Nested Syntax: XML vs LISP

By Xah Lee. Date: . Last updated: .

XML has nested syntax. There's a competing syntax from lisp. For example:

<div>some <p><b>white</b> rabbit</p></div>
(div some (p (b white)) rabbit)

the lispers claim their syntax is simpler and superior.

there's one major problem with the lisp way. If there's a missing closing bracket, it's often impossible to fix, because the closing bracket contains no info on which opening bracket it is paired with. With XML, it does, usually (unless all your elements are the same elements. For example: <span><span><span></span></span></span>)

here's a lisp expression with a missing bracket.

(a (b (d) (c))

it could be either of the following:

(a (b (d) (c)))
(a (b (d)) (c))

so, this is actually a problem. In practice, missing a bracket do happen. Suppose a cat jumped onto your keyboard.

so, sad, i think i'll have to admit the lisp way isn't superior.

but can we fix it? and still keep it simple?

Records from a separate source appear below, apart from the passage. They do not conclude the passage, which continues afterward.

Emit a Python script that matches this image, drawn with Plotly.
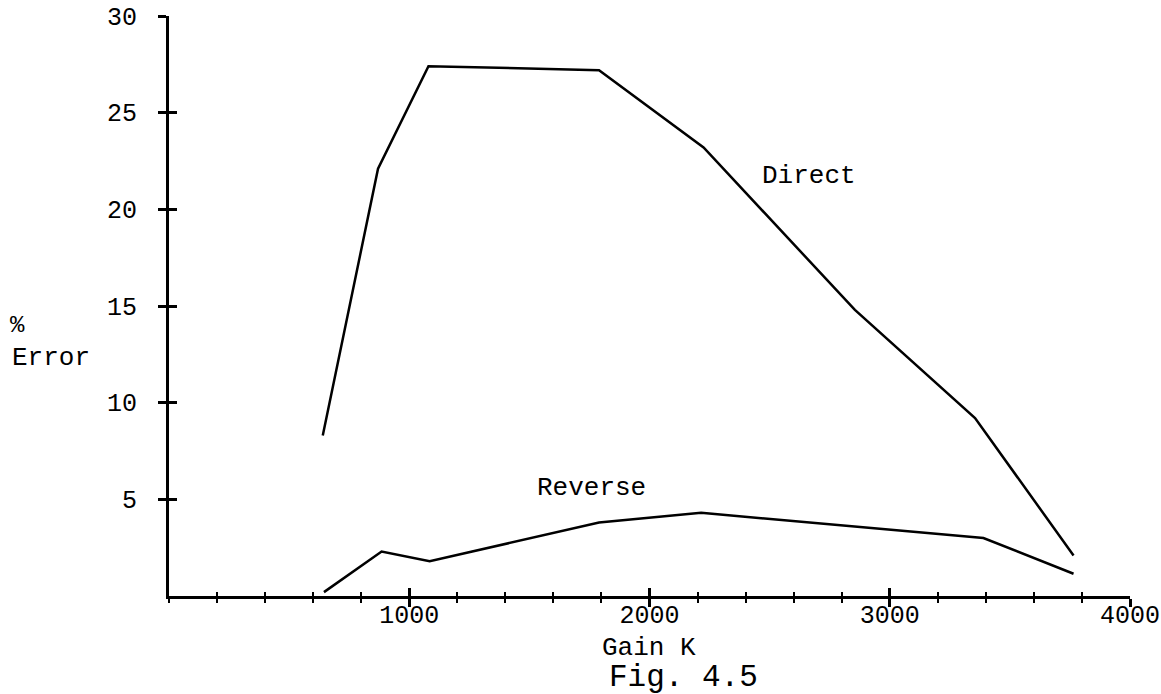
import plotly.graph_objects as go

# Data (Fig. 4.5)
direct_gain = [640, 870, 1080, 1790, 2225, 2855, 3355, 3765]
direct_err = [8.3, 22.1, 27.4, 27.2, 23.2, 14.8, 9.2, 2.1]

reverse_gain = [645, 885, 1085, 1790, 2215, 2860, 3390, 3765]
reverse_err = [0.2, 2.3, 1.8, 3.8, 4.3, 3.6, 3.0, 1.15]

x_ticks = [1000, 2000, 3000, 4000]
y_ticks = [5, 10, 15, 20, 25, 30]

FONT = "Liberation Mono"
fs_tick = 25
fs = 26

fig = go.Figure()
fig.add_trace(go.Scatter(x=direct_gain, y=direct_err, mode="lines",
                         line=dict(color="black", width=2.5), name="Direct",
                         showlegend=False))
fig.add_trace(go.Scatter(x=reverse_gain, y=reverse_err, mode="lines",
                         line=dict(color="black", width=2.5), name="Reverse",
                         showlegend=False))
# empty trace to materialise the overlay axes (inside half of crossing ticks)
fig.add_trace(go.Scatter(x=[], y=[], xaxis="x2", yaxis="y2", showlegend=False))

common_x = dict(range=[0, 4000], tickvals=x_ticks, showgrid=False, zeroline=False, automargin=False)
common_y = dict(range=[0, 30], tickvals=y_ticks, showgrid=False, zeroline=False, automargin=False)

fig.update_layout(
    width=1161, height=694,
    margin=dict(l=169, r=31, t=16, b=98),
    plot_bgcolor="white", paper_bgcolor="white",
    font=dict(family=FONT, size=fs, color="black"),
    xaxis=dict(**common_x, showline=True, linecolor="black", linewidth=3,
               ticks="outside", ticklen=8, tickwidth=2.5, tickcolor="black",
               tickfont=dict(family=FONT, size=fs_tick), ticklabelstandoff=-14,
               minor=dict(dtick=200, ticks="outside", ticklen=4, tickwidth=2, tickcolor="black")),
    yaxis=dict(**common_y, showline=True, linecolor="black", linewidth=3,
               ticks="outside", ticklen=8, tickwidth=2.5, tickcolor="black",
               tickfont=dict(family=FONT, size=fs_tick), ticklabelstandoff=16),
    xaxis2=dict(**common_x, overlaying="x", anchor="y2", showline=False,
                ticks="inside", ticklen=8, tickwidth=2.5, tickcolor="black",
                showticklabels=False,
                minor=dict(dtick=200, ticks="inside", ticklen=4, tickwidth=2, tickcolor="black")),
    yaxis2=dict(**common_y, overlaying="y", anchor="x2", showline=False,
                ticks="inside", ticklen=8, tickwidth=2.5, tickcolor="black",
                showticklabels=False),
)

# curve labels in data coordinates
for text, x, y in [("Direct", 2662, 21.73), ("Reverse", 1760, 5.59)]:
    fig.add_annotation(text=text, x=x, y=y, xref="x", yref="y", showarrow=False,
                       xanchor="center", yanchor="middle",
                       font=dict(family=FONT, size=fs, color="black"))

# axis titles / caption in paper coordinates
for text, x, y, size in [("%", -0.158, 0.467, 24),
                         ("Error", -0.1228, 0.410, fs),
                         ("Gain K", 0.4995, -0.0897, fs),
                         ("Fig. 4.5", 0.535, -0.141, 31)]:
    fig.add_annotation(text=text, x=x, y=y, xref="paper", yref="paper", showarrow=False,
                       xanchor="center", yanchor="middle",
                       font=dict(family=FONT, size=size, color="black"))

fig.write_html("out.html")
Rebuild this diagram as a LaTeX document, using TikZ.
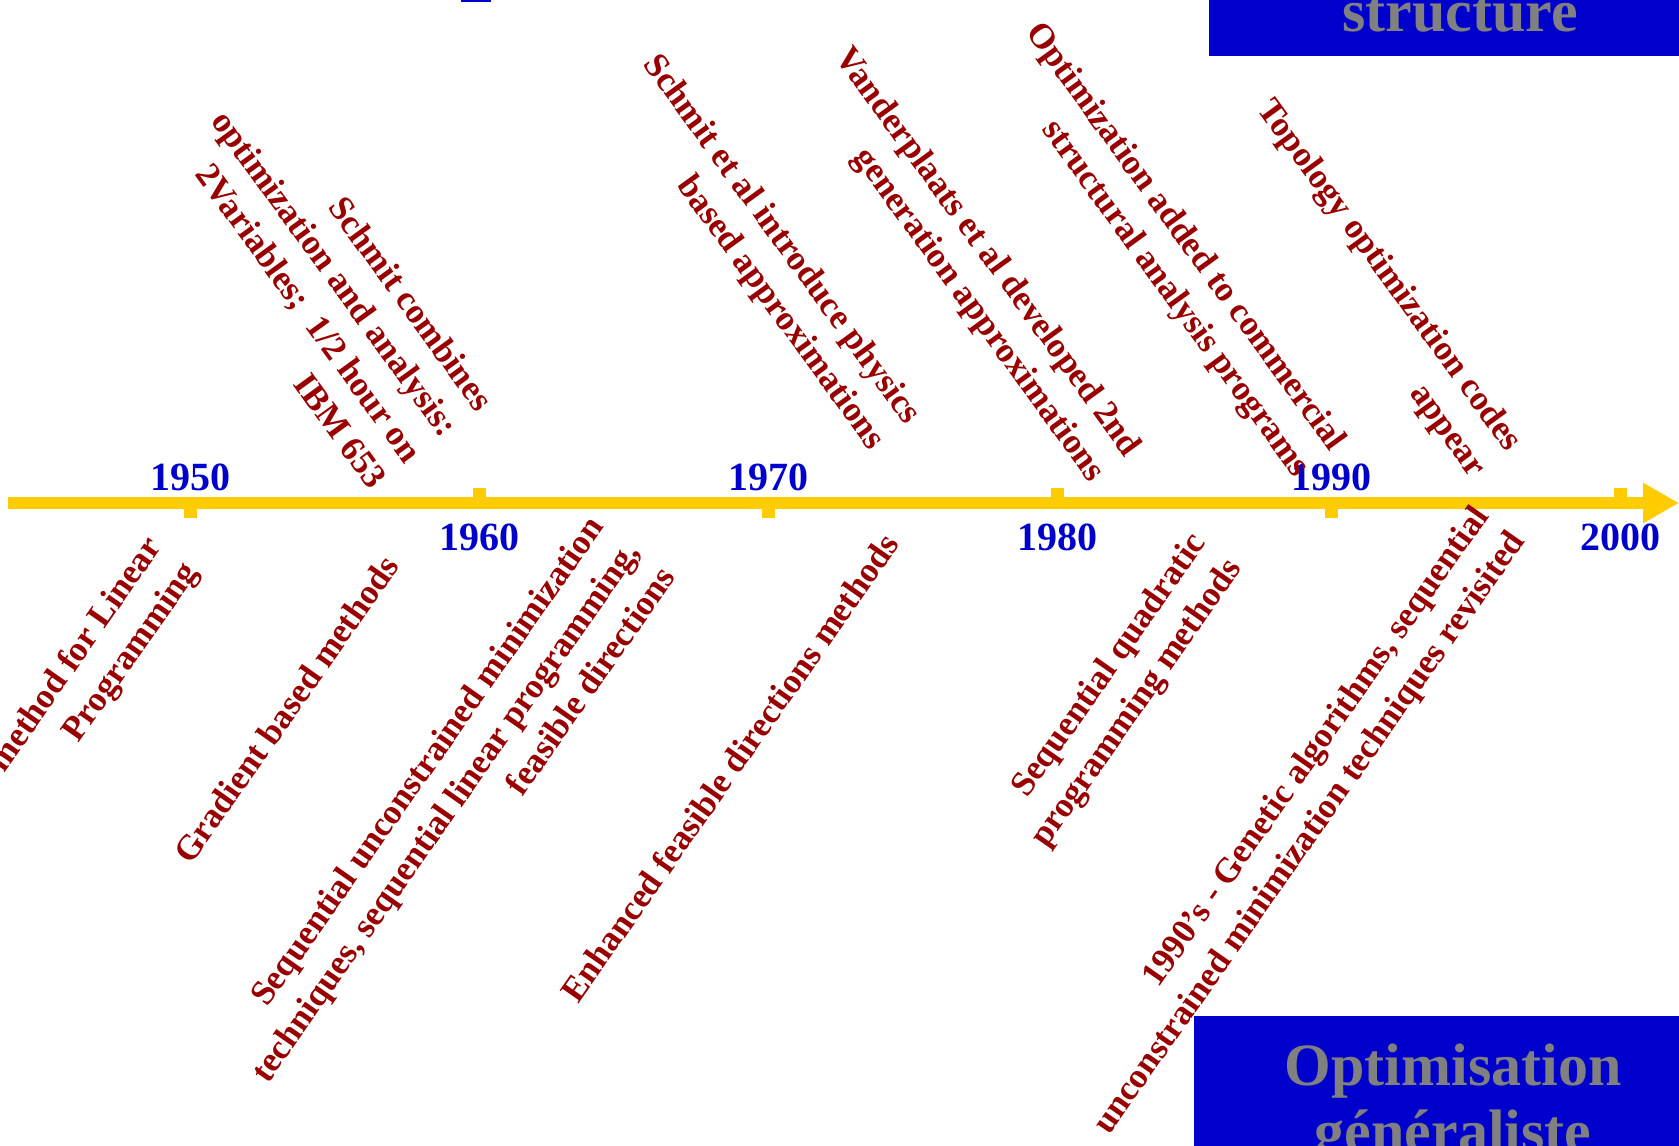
\documentclass[tikz,border=0pt]{standalone}
\usepackage{fontspec}
\setmainfont{Liberation Serif}
\usetikzlibrary{arrows.meta, positioning}
\definecolor{axisyellow}{RGB}{255,204,0}
\definecolor{yearblue}{RGB}{0,0,204}
\definecolor{eventred}{RGB}{153,0,0}
\definecolor{bannerblue}{RGB}{0,0,204}
\definecolor{bannergray}{RGB}{128,128,128}
\tikzset{
x=0.5pt, y=-0.5pt, % one unit is one pixel of the slide, y runs downwards
axis/.style={draw=axisyellow, line width=6pt, -{Triangle[length=18pt, width=19pt]}}, % the time line
tickmark/.style={fill=axisyellow}, % small squares on the time line
year/.style={text=yearblue, font=\bfseries\fontsize{20}{24}\selectfont, inner sep=0pt, anchor=base},
event/.style={text=eventred, font=\bfseries\fontsize{17.5}{22}\selectfont, align=right, inner sep=0pt, anchor=base east}, % base = last line
above event/.style={event, rotate=-54}, % texts hanging above the line
below event/.style={event, rotate=55}, % texts standing below the line
banner/.style={fill=bannerblue},
banner text/.style={text=bannergray, font=\bfseries\fontsize{30}{33}\selectfont, align=center, inner sep=0pt, anchor=base},
}

\begin{document}
\begin{tikzpicture}
            \path[use as bounding box, fill=white] (0,0) rectangle (1679,1145);
            \fill[yearblue] (461,0) rectangle (491,2);
            \fill[banner] (1209,-60) rectangle (1700,56);
            \node[banner text] (structure) at (1460,32) {structure};
            \fill[banner] (1194,1016) rectangle (1700,1200);
            \node[banner text] (generalist) at (1453,1151) {Optimisation\\généraliste};
            \coordinate (axisstart) at (8,503);
            \coordinate (axisend) at (1679,503);
            \draw[axis] (axisstart) -- (axisend);
            \foreach \yr/\px/\dir in {1950/190.5/1, 1960/479.5/-1, 1970/768.5/1, 1980/1057/-1, 1990/1331/1, 2000/1620/-1}{
                \coordinate (t\yr) at (\px,503);
                \fill[tickmark] ([xshift=-3.25pt]t\yr) rectangle ++(13,15*\dir);
                \node[year] (y\yr) at (\px,{520-30*\dir}) {\yr};
            }
            \node[below event] (simplex) at (199,572) {method for Linear\\Programming};
            \node[below event] (gradient) at (401,566) {Gradient based methods};
            \node[below event] (sumt) at (677,577) {Sequential unconstrained minimization\\techniques, sequential linear programming,\\feasible directions};
            \node[below event] (enhanced) at (901,544) {Enhanced feasible directions methods};
            \node[below event] (sqp) at (1243,568) {Sequential quadratic\\programming methods};
            \node[below event] (genetic) at (1526,541) {1990’s - Genetic algorithms, sequential\\unconstrained minimization techniques revisited};
            \node[above event] (schmit) at (370,491) {Schmit combines\\optimization and analysis:\\2Variables;~ 1/2 hour on\\IBM 653};
            \node[above event] (physics) at (870,452) {Schmit et al introduce physics\\based approximations};
            \node[above event] (vanderplaats) at (1090,484) {Vanderplaats et al developed 2nd\\generation approximations};
            \node[above event] (commercial) at (1295,479) {Optimization added to commercial\\structural analysis programs};
            \node[above event] (topology) at (1471,479) {Topology optimization codes\\appear};
        \end{tikzpicture}
\end{document}
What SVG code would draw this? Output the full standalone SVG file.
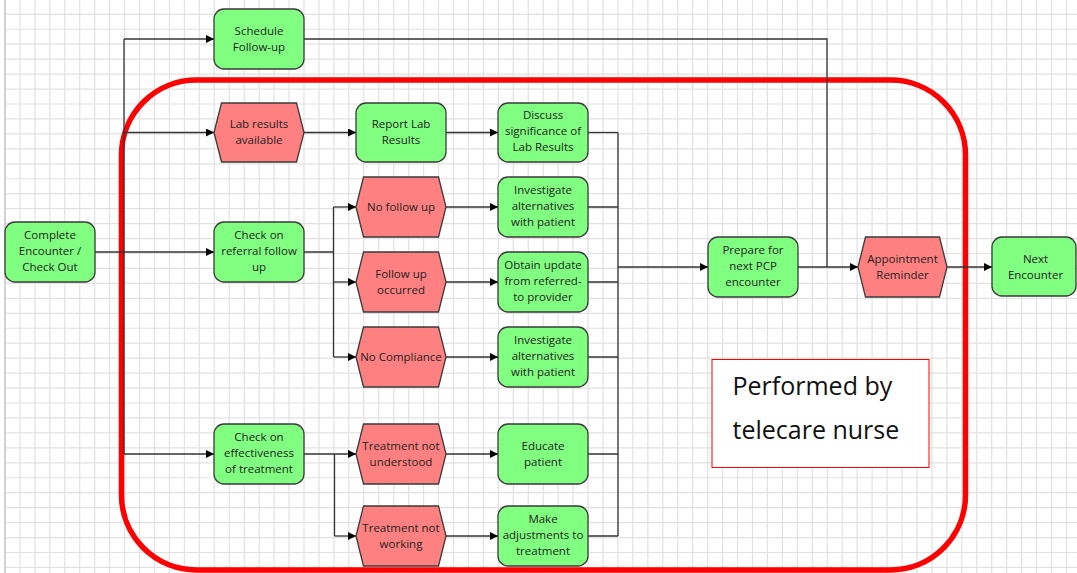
<svg xmlns="http://www.w3.org/2000/svg" width="1077" height="573" viewBox="0 0 1077 573">
<defs>
<style>
.grid{stroke:#e1e1e1;stroke-width:1.2;fill:none}
.g{fill:#80ff80;stroke:#3a3a3a;stroke-width:1.3}
.r{fill:#ff8080;stroke:#3a3a3a;stroke-width:1.3}
.t{font-family:"Open Sans","Noto Sans","Liberation Sans",sans-serif;font-size:11.5px;fill:#222;text-anchor:middle}
.c{fill:none;stroke:#333;stroke-width:1.3}
.ca{fill:none;stroke:#333;stroke-width:1.3;marker-end:url(#ah)}
.note{font-family:"Open Sans","Noto Sans","Liberation Sans",sans-serif;font-size:25px;fill:#111}
</style>
<marker id="ah" viewBox="0 0 10 10" refX="10" refY="5" markerUnits="userSpaceOnUse" markerWidth="9" markerHeight="8" orient="auto">
<path d="M0,0 L10,5 L0,10 z" fill="#000"/>
</marker>
</defs>
<rect x="0" y="0" width="1077" height="573" fill="#fff"/>
<path class="grid" d="M20,0V573M34.9,0V573M49.85,0V573M64.8,0V573M79.75,0V573M94.7,0V573M109.65,0V573M124.6,0V573M139.55,0V573M154.5,0V573M169.45,0V573M184.4,0V573M199.35,0V573M214.3,0V573M229.25,0V573M244.2,0V573M259.15,0V573M274.1,0V573M289.05,0V573M304,0V573M318.95,0V573M333.9,0V573M348.85,0V573M363.8,0V573M378.75,0V573M393.7,0V573M408.65,0V573M423.6,0V573M438.55,0V573M453.5,0V573M468.45,0V573M483.4,0V573M498.35,0V573M513.3,0V573M528.25,0V573M543.2,0V573M558.15,0V573M573.1,0V573M588.05,0V573M603,0V573M617.95,0V573M632.9,0V573M647.85,0V573M662.8,0V573M677.75,0V573M692.7,0V573M707.65,0V573M722.6,0V573M737.55,0V573M752.5,0V573M767.45,0V573M782.4,0V573M797.35,0V573M812.3,0V573M827.25,0V573M842.2,0V573M857.15,0V573M872.1,0V573M887.05,0V573M902,0V573M916.95,0V573M931.9,0V573M946.85,0V573M961.8,0V573M976.75,0V573M991.7,0V573M1006.65,0V573M1021.6,0V573M1036.55,0V573M1051.5,0V573M1066.45,0V573M5,14.3H1077M5,29.25H1077M5,44.2H1077M5,59.15H1077M5,74.1H1077M5,89.05H1077M5,104H1077M5,118.95H1077M5,133.9H1077M5,148.85H1077M5,163.8H1077M5,178.75H1077M5,193.7H1077M5,208.65H1077M5,223.6H1077M5,238.55H1077M5,253.5H1077M5,268.45H1077M5,283.4H1077M5,298.35H1077M5,313.3H1077M5,328.25H1077M5,343.2H1077M5,358.15H1077M5,373.1H1077M5,388.05H1077M5,403H1077M5,417.95H1077M5,432.9H1077M5,447.85H1077M5,462.8H1077M5,477.75H1077M5,492.7H1077M5,507.65H1077M5,522.6H1077M5,537.55H1077M5,552.5H1077M5,567.45H1077"/>
<path d="M5,0V573" stroke="#d2d2d2" stroke-width="2" fill="none"/>

<rect id="boundary" x="121.5" y="80" width="844" height="490" rx="75" ry="75" fill="none" stroke="#ff0000" stroke-width="5.5"/>

<g id="connectors">
<path class="ca" d="M95,252H214"/>
<path class="c" d="M124,39V454"/>
<path class="ca" d="M124,39H214"/>
<path class="ca" d="M124,132.5H214"/>
<path class="ca" d="M124,454H214"/>
<path class="c" d="M304,39H827V267"/>
<path class="ca" d="M304,132.5H356"/>
<path class="ca" d="M446,132.5H498"/>
<path class="c" d="M588,132.5H618"/>
<path class="c" d="M304,252H333.5M333.5,207V357"/>
<path class="ca" d="M333.5,207H356"/>
<path class="ca" d="M333.5,282H356"/>
<path class="ca" d="M333.5,357H356"/>
<path class="ca" d="M304,454H356"/>
<path class="c" d="M334.5,454V536"/>
<path class="ca" d="M334.5,536H356"/>
<path class="ca" d="M446,207H498"/>
<path class="ca" d="M446,282H498"/>
<path class="ca" d="M446,357H498"/>
<path class="ca" d="M446,454H498"/>
<path class="ca" d="M446,536H498"/>
<path class="c" d="M588,207H618M588,282H618M588,357H618M588,454H618M588,536H618"/>
<path class="c" d="M618,132.5V536"/>
<path class="ca" d="M618,267H708"/>
<path class="ca" d="M798,267H858"/>
<path class="ca" d="M947,267H992"/>
</g>

<g id="n_complete"><rect class="g" x="5" y="222" width="90" height="60" rx="10"/><text class="t"><tspan x="50" y="238.5">Complete</tspan><tspan x="50" y="254.5">Encounter /</tspan><tspan x="50" y="270.5">Check Out</tspan></text></g>
<g id="n_schedule"><rect class="g" x="214" y="9" width="90" height="60" rx="10"/><text class="t"><tspan x="259" y="34.5">Schedule</tspan><tspan x="259" y="50.5">Follow-up</tspan></text></g>
<g id="n_lab"><polygon class="r" points="214,132.5 221.5,103 296.5,103 304,132.5 296.5,162 221.5,162"/><text class="t"><tspan x="259" y="128">Lab results</tspan><tspan x="259" y="144">available</tspan></text></g>
<g id="n_referral"><rect class="g" x="214" y="222" width="90" height="60" rx="10"/><text class="t"><tspan x="259" y="238.5">Check on</tspan><tspan x="259" y="254.5">referral follow</tspan><tspan x="259" y="270.5">up</tspan></text></g>
<g id="n_effect"><rect class="g" x="214" y="424" width="90" height="60" rx="10"/><text class="t"><tspan x="259" y="440.5">Check on</tspan><tspan x="259" y="456.5">effectiveness</tspan><tspan x="259" y="472.5">of treatment</tspan></text></g>
<g id="n_report"><rect class="g" x="356" y="103" width="90" height="59" rx="10"/><text class="t"><tspan x="401" y="128">Report Lab</tspan><tspan x="401" y="144">Results</tspan></text></g>
<g id="n_nofollow"><polygon class="r" points="356,207 363.5,177 438.5,177 446,207 438.5,237 363.5,237"/><text class="t"><tspan x="401" y="210.5">No follow up</tspan></text></g>
<g id="n_occurred"><polygon class="r" points="356,282 363.5,252 438.5,252 446,282 438.5,312 363.5,312"/><text class="t"><tspan x="401" y="277.5">Follow up</tspan><tspan x="401" y="293.5">occurred</tspan></text></g>
<g id="n_nocomp"><polygon class="r" points="356,357 363.5,327 438.5,327 446,357 438.5,387 363.5,387"/><text class="t"><tspan x="401" y="360.5">No Compliance</tspan></text></g>
<g id="n_notund"><polygon class="r" points="356,454 363.5,424 438.5,424 446,454 438.5,484 363.5,484"/><text class="t"><tspan x="401" y="449.5">Treatment not</tspan><tspan x="401" y="465.5">understood</tspan></text></g>
<g id="n_notwork"><polygon class="r" points="356,536 363.5,506 438.5,506 446,536 438.5,566 363.5,566"/><text class="t"><tspan x="401" y="531.5">Treatment not</tspan><tspan x="401" y="547.5">working</tspan></text></g>
<g id="n_discuss"><rect class="g" x="498" y="103" width="90" height="59" rx="10"/><text class="t"><tspan x="543" y="119">Discuss</tspan><tspan x="543" y="135">significance of</tspan><tspan x="543" y="151">Lab Results</tspan></text></g>
<g id="n_inv1"><rect class="g" x="498" y="177" width="90" height="60" rx="10"/><text class="t"><tspan x="543" y="193.5">Investigate</tspan><tspan x="543" y="209.5">alternatives</tspan><tspan x="543" y="225.5">with patient</tspan></text></g>
<g id="n_obtain"><rect class="g" x="498" y="252" width="90" height="60" rx="10"/><text class="t"><tspan x="543" y="268.5">Obtain update</tspan><tspan x="543" y="284.5">from referred-</tspan><tspan x="543" y="300.5">to provider</tspan></text></g>
<g id="n_inv2"><rect class="g" x="498" y="327" width="90" height="60" rx="10"/><text class="t"><tspan x="543" y="343.5">Investigate</tspan><tspan x="543" y="359.5">alternatives</tspan><tspan x="543" y="375.5">with patient</tspan></text></g>
<g id="n_educate"><rect class="g" x="498" y="424" width="90" height="60" rx="10"/><text class="t"><tspan x="543" y="449.5">Educate</tspan><tspan x="543" y="465.5">patient</tspan></text></g>
<g id="n_adjust"><rect class="g" x="498" y="506" width="90" height="60" rx="10"/><text class="t"><tspan x="543" y="522.5">Make</tspan><tspan x="543" y="538.5">adjustments to</tspan><tspan x="543" y="554.5">treatment</tspan></text></g>
<g id="n_prepare"><rect class="g" x="708" y="237" width="90" height="60" rx="10"/><text class="t"><tspan x="753" y="253.5">Prepare for</tspan><tspan x="753" y="269.5">next PCP</tspan><tspan x="753" y="285.5">encounter</tspan></text></g>
<g id="n_reminder"><polygon class="r" points="858,267 865.5,237 939.5,237 947,267 939.5,297 865.5,297"/><text class="t"><tspan x="902.5" y="262.5">Appointment</tspan><tspan x="902.5" y="278.5">Reminder</tspan></text></g>
<g id="n_next"><rect class="g" x="992" y="237" width="84" height="59" rx="10"/><text class="t"><tspan x="1035.5" y="262.5">Next</tspan><tspan x="1035.5" y="278.5">Encounter</tspan></text></g>

<g id="note"><rect x="712" y="359.5" width="217" height="108" fill="#fff" stroke="#ff0000" stroke-width="1"/><text class="note"><tspan x="732.5" y="395">Performed by</tspan><tspan x="732.5" y="439">telecare nurse</tspan></text></g>
</svg>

one way, is to allow multiple type of brackets. e.g. ()[]{}〔〕【】〖〗「」『』〈〉《》‹›«» [see Unicode: Brackets, Quotes «»「」【】《》] This way, things are still simple, and do fix the flaw above. Also, user can simply use one type of bracket, and press a button, and the editor will change them to cycle among different type of brackets. So, this way, as far as fix missing bracket goes, it's even more robust than XML.

(it's more robust in the sense that the ending bracket has more chance of knowing which opening bracket it is paired with, assuming that different types of brackets are used and cycled. It's not necessarily more robust because XML ending tags can take more damage before a complete ending tag is destroyed. For example, in </span>, it takes more than few chars to destroy it. Though, if the deleted char is the slash, then it became a open bracket, a new can of worm. So, overall, we'll need fuller analysis to say which is more robust.)

XML Syntax Induced Human Error

[Nick Alcock https://plus.google.com/115849739354666812574/posts] mentioned a interesting point. With the XML syntax, you have errors such as <a><b></a></b>, which would not likely to occur in simple bracket syntax.

This point is interesting, because here we have human error induced by syntax. It happens because the XML way makes the code less obvious as nested structure. It becomes just running text.

XML Syntax Thwarts Navigating Tree Structure

also, with the XML syntax, it makes it a order of magnitude more difficult for machines to parse the nested structure. [see Language Syntax: Brackets vs Begin/End]

With simple bracket syntax, editors can trivially parse it, and let users navigate the nested tree structure. For example, in emacs, you can color the nested bracket, and also navigate the tree structure by keys. [see How to Edit Lisp Code with Emacs] It is possible in XML too of course, the point is that it's much more difficult to implement.

The practical consequence is that fewer editor supports structured editing, and fewer people uses it. This is also the reason JSON is far more popular.

Racket Lisp Supports Mixed Brackets

Lisp expert [François-René Rideau https://plus.google.com/u/0/108564127390615114635/posts] told me, that Racket lisp already supports mixed bracket. That is, any of () [] {} can be used, and is syntactically equivalent. Super! ([original thread https://plus.google.com/112757647855302148298/posts/acbh1pUD7Qt])

now, i dearly wish emacs lisp supports that. [see Emacs Lisp Tutorial by Example]

am thinking about this issue because am currently writing a delete-tag command in elisp for xah-html-mode. https://code.google.com/p/ergoemacs/source/browse/packages/xah-html-mode.el (if you are using GNU Emac's default html-mode, it's already there. The command is sgml-delete-tag. (note: i can't just call that command in my mode, because that command for some reason depends on emacs's idiotic system of syntax table. This means, if i want to save time and use it, i'll have to change syntax table for my mode, or set it temporarily.) )

Now, with this new understanding, i also need to modify my HTML6 spec HTML6, JSON SXML Simplified to allow mixed brackets.

XML Syntax Allow Early Detecting Error

XML and its derivates have the verbose closing tags on purpose. Basically, with Lisp or your bracket syntax you have to parse the complete document to find errors whereas with XML you can detect errors on the go.

(from Tassilo Horn At https://plus.google.com/+XahLee/posts/6zFZfvv677w)

Best Syntax for Nesting?

what's a nesting syntax that doesn't have all these problem?

how about, bracket with a number to uniquely identify the bracket? Like this:
(n body n)

Example:

(1 div some (2 p (3 b white 3) 2) rabbit 1)

When there are a lot code, such as html, the number may get long. So, a better way is perhaps to allow letters too.

Letters plus number would be 36 possible characters. If we allow 2 places, we have 36^2 = 1296 possibilities.

If we allow 3 places, we have 36^3 = 46656 possibilities. More than enough in a doc.